ThumbsUp Technologies

Phase changing materials (PCM)

ThumbsUp aims to make PCM solutions more cost-effective, modular, and compact for better integration into a wider range of EU buildings by focusing on the following areas:

  • Energy Storage: PCMs store thermal energy through phase transitions, such as from solid to liquid, which is useful for applications like solar energy storage and building insulation.
  • Innovation Stage: PCM technology is in the final stage of innovation but faces challenges like low thermal conductivity, containment issues, and cost-effectiveness.
  • Sustainability: For compatibility with the EU’s transition to a circular economy, PCM must be derived from sustainable raw materials and improved in design.
  • Building Integration: PCMs are integrated into building structures to enhance performance by absorbing and releasing heat, thus reducing energy consumption and improving thermal comfort.

More about the technology

PCM store thermal energy through phase transitions. Applications include solar energy storage, building insulation, and electronics cooling. Researchers address challenges like low thermal conductivity and containment issues with novel composites.

Phase change materials (PCM) technology is the final stage of innovation but still not cost-effective and incompatible with an EU transition to a full circular economy. PCM must be improved and derived from sustainable primary raw material sources.

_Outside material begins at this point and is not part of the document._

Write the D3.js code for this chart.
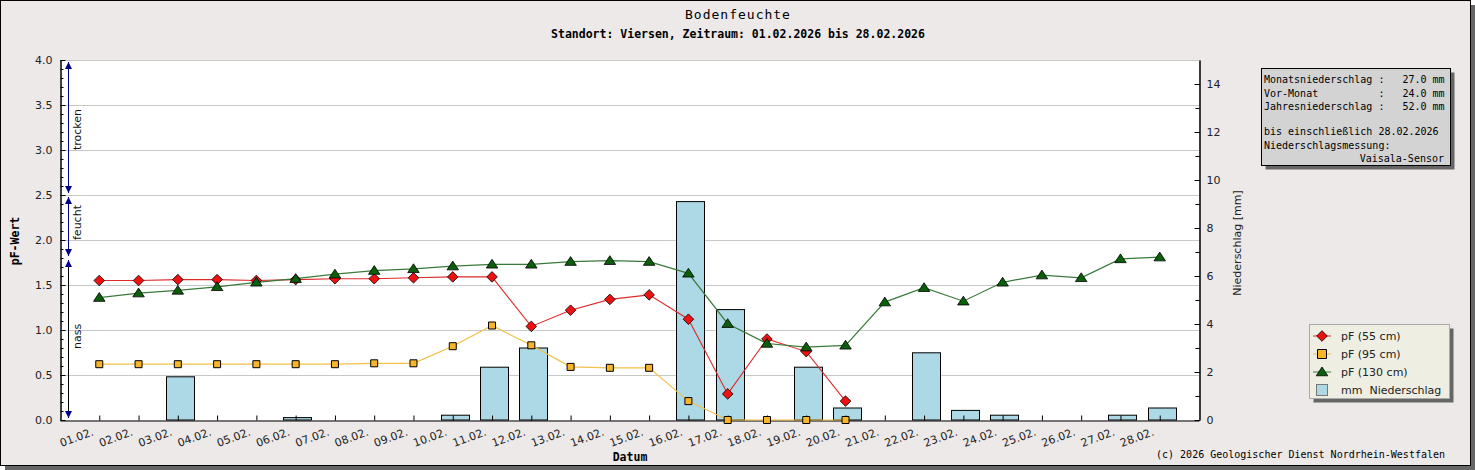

Development in heat exchangers design is required to allow integration with a wide range of both thermal and electrical renewable energy sources. Reduction of costs is essential, as current PCM solutions are too expensive. Modularity and compactness must be also improved for overall better integration into a wider range of EU buildings.

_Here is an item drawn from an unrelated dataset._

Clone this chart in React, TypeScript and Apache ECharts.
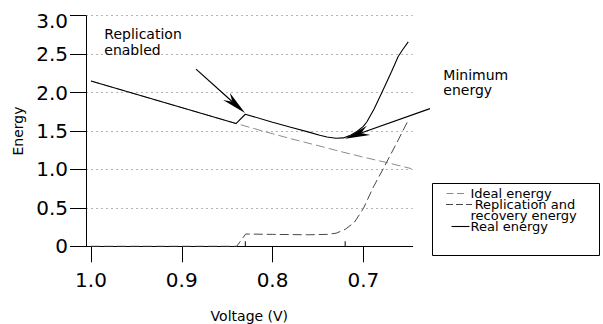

PCMs play a crucial role in achieving these goals by enhancing building performance and reducing energy consumption.

PCMs have high energy storage densities and can store and release heat during phase transitions (e.g., solid to liquid). This property makes them valuable for building applications. 

PCMs can be integrated into walls, floors, ceilings, and glazed sections of buildings. They absorb and release heat, moderating indoor temperatures and improving thermal comfort.

When selecting a PCM for a specific application, factors like thermal conductivity, melting temperature range, compatibility with building materials, and long-term durability must be considered.

PCMs enhance the efficiency of heat pumps by storing and releasing heat as needed. 

Current PCM solutions are expensive. Researchers must focus on cost reduction to make them economically viable.